Exercise aim: Look below for the line containing "Write the seaborn" and the line containing "from matplotlib.patches import Rectangle"; repeat exactly those two lines and all lines between them, and nothing else.

— START Data in this exercise —

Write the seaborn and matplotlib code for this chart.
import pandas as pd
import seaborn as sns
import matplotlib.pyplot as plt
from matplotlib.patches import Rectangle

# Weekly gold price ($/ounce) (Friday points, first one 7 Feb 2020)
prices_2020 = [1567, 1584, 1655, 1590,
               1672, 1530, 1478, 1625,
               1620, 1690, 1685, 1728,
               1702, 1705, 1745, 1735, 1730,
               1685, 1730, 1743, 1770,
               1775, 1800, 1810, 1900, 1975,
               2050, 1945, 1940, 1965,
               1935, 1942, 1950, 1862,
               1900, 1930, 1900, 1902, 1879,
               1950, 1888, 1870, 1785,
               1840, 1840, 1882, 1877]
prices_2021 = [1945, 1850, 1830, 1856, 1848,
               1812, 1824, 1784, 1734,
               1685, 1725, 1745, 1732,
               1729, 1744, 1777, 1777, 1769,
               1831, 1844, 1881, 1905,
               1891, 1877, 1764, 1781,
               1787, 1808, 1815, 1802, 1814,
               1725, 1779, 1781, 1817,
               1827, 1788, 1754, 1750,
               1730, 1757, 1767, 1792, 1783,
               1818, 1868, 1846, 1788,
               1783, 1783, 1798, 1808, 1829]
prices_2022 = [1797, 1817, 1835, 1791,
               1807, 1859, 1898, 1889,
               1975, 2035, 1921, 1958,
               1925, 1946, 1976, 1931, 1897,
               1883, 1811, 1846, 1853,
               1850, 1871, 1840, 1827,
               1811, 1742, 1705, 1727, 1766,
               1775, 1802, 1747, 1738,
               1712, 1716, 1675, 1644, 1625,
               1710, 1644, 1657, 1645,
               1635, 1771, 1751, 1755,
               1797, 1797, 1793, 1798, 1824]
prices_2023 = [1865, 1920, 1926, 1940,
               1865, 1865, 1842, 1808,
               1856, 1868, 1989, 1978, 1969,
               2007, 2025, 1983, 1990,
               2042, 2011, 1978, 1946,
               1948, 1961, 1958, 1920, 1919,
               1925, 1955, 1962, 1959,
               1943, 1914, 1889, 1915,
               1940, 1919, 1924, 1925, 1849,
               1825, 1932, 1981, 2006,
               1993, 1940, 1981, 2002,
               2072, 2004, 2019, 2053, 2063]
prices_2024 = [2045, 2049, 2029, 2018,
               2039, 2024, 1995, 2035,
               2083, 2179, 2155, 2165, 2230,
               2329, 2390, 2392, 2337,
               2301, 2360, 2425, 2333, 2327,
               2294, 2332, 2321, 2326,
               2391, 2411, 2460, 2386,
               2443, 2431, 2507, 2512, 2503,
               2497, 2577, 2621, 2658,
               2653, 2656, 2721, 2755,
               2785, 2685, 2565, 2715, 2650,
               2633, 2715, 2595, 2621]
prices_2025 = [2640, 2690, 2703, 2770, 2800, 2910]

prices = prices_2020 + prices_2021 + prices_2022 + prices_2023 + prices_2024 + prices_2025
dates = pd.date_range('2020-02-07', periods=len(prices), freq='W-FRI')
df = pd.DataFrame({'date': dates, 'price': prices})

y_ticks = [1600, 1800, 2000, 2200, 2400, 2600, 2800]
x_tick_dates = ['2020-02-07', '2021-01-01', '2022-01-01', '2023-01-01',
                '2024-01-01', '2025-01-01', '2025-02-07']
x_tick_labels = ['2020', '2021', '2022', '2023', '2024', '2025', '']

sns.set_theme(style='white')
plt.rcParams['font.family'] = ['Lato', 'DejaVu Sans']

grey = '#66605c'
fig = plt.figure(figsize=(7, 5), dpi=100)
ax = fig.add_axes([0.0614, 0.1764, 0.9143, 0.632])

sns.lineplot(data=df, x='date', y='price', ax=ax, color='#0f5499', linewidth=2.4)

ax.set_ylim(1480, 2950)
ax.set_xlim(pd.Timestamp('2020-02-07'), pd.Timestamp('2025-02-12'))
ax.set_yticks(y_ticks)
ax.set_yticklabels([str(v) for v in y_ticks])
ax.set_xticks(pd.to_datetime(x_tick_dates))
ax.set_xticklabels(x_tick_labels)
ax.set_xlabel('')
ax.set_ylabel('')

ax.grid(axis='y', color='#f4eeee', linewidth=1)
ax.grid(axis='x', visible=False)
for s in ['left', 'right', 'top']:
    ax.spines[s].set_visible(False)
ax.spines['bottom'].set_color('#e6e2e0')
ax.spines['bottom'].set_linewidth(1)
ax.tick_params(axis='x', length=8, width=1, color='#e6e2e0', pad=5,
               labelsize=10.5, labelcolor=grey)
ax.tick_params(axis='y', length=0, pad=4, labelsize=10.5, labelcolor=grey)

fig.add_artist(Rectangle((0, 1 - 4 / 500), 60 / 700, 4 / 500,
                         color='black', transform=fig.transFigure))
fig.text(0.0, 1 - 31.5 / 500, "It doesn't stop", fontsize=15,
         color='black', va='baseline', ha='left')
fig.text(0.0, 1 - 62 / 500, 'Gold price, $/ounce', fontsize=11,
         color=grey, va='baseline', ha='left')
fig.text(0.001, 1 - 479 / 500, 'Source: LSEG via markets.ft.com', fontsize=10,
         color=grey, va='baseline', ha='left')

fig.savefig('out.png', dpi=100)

— END Data in this exercise —
— START Data in this exercise —

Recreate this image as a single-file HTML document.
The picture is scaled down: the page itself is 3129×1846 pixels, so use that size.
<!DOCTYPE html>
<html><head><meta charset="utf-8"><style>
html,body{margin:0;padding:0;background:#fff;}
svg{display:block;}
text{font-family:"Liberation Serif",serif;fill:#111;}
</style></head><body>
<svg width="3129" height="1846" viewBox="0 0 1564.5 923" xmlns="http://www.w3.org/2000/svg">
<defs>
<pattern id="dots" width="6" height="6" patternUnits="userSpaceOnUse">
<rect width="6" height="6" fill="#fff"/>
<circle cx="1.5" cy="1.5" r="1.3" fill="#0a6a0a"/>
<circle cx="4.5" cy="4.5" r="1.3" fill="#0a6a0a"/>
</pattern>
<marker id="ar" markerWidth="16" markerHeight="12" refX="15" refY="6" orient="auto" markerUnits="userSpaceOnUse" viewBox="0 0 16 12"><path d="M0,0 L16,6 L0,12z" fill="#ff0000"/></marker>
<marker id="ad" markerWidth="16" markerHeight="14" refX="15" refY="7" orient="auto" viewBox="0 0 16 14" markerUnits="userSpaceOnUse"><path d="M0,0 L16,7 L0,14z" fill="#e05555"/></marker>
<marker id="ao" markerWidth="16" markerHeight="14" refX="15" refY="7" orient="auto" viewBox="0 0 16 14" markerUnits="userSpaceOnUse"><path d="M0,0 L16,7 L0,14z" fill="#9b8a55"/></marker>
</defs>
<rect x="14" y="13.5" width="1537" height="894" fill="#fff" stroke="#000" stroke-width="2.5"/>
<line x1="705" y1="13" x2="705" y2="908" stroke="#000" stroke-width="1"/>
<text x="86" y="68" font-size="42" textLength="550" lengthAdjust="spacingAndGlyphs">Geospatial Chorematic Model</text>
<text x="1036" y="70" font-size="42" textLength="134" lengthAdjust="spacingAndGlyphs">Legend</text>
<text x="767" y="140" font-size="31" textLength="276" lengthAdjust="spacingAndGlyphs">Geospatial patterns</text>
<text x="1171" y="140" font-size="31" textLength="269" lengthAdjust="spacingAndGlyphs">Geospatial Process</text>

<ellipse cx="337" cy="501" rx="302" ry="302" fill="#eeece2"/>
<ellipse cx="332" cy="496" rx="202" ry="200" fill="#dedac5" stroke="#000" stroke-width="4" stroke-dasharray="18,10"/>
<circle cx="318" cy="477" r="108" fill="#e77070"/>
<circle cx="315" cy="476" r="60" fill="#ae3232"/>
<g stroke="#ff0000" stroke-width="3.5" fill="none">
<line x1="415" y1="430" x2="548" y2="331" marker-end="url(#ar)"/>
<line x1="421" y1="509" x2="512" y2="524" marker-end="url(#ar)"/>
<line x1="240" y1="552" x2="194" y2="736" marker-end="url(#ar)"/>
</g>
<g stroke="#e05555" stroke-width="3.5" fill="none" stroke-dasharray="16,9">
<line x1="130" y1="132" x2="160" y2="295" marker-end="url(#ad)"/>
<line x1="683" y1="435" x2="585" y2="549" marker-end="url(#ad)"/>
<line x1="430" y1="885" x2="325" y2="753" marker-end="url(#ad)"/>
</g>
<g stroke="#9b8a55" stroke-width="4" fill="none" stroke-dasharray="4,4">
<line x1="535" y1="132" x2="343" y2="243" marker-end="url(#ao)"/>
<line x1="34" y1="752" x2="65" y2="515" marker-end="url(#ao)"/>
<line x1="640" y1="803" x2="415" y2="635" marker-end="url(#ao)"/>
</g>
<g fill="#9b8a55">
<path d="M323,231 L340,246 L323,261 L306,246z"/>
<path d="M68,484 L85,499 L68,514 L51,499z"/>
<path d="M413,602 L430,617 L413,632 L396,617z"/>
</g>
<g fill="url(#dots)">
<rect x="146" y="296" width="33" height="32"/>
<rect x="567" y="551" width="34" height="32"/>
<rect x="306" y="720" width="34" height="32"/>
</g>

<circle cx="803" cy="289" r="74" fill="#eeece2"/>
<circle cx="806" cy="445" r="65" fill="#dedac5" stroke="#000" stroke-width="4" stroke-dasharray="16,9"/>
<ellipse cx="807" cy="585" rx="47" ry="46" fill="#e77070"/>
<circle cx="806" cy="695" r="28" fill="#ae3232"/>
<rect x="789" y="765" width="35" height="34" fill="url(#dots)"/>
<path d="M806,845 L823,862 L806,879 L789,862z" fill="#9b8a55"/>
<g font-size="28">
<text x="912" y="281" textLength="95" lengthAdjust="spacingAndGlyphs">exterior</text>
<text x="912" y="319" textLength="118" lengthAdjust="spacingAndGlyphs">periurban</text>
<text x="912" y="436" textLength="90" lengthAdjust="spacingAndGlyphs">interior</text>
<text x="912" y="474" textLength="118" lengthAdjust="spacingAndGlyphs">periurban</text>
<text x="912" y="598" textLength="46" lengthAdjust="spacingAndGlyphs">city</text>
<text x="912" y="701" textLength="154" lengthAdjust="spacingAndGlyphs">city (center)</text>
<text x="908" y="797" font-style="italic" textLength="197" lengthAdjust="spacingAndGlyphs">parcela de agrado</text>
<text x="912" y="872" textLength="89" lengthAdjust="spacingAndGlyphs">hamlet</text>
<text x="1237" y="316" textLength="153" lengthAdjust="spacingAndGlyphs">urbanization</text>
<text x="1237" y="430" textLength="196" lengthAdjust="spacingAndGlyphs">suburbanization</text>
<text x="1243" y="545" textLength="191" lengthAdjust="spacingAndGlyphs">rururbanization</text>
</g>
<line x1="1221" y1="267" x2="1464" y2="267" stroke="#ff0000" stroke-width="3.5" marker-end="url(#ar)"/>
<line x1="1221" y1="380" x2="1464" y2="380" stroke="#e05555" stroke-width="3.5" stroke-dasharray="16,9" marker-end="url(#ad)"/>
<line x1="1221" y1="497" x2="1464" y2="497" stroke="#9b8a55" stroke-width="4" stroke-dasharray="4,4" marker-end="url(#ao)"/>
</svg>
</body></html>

— END Data in this exercise —

Reply:
Write the seaborn and matplotlib code for this chart.
import pandas as pd
import seaborn as sns
import matplotlib.pyplot as plt
from matplotlib.patches import Rectangle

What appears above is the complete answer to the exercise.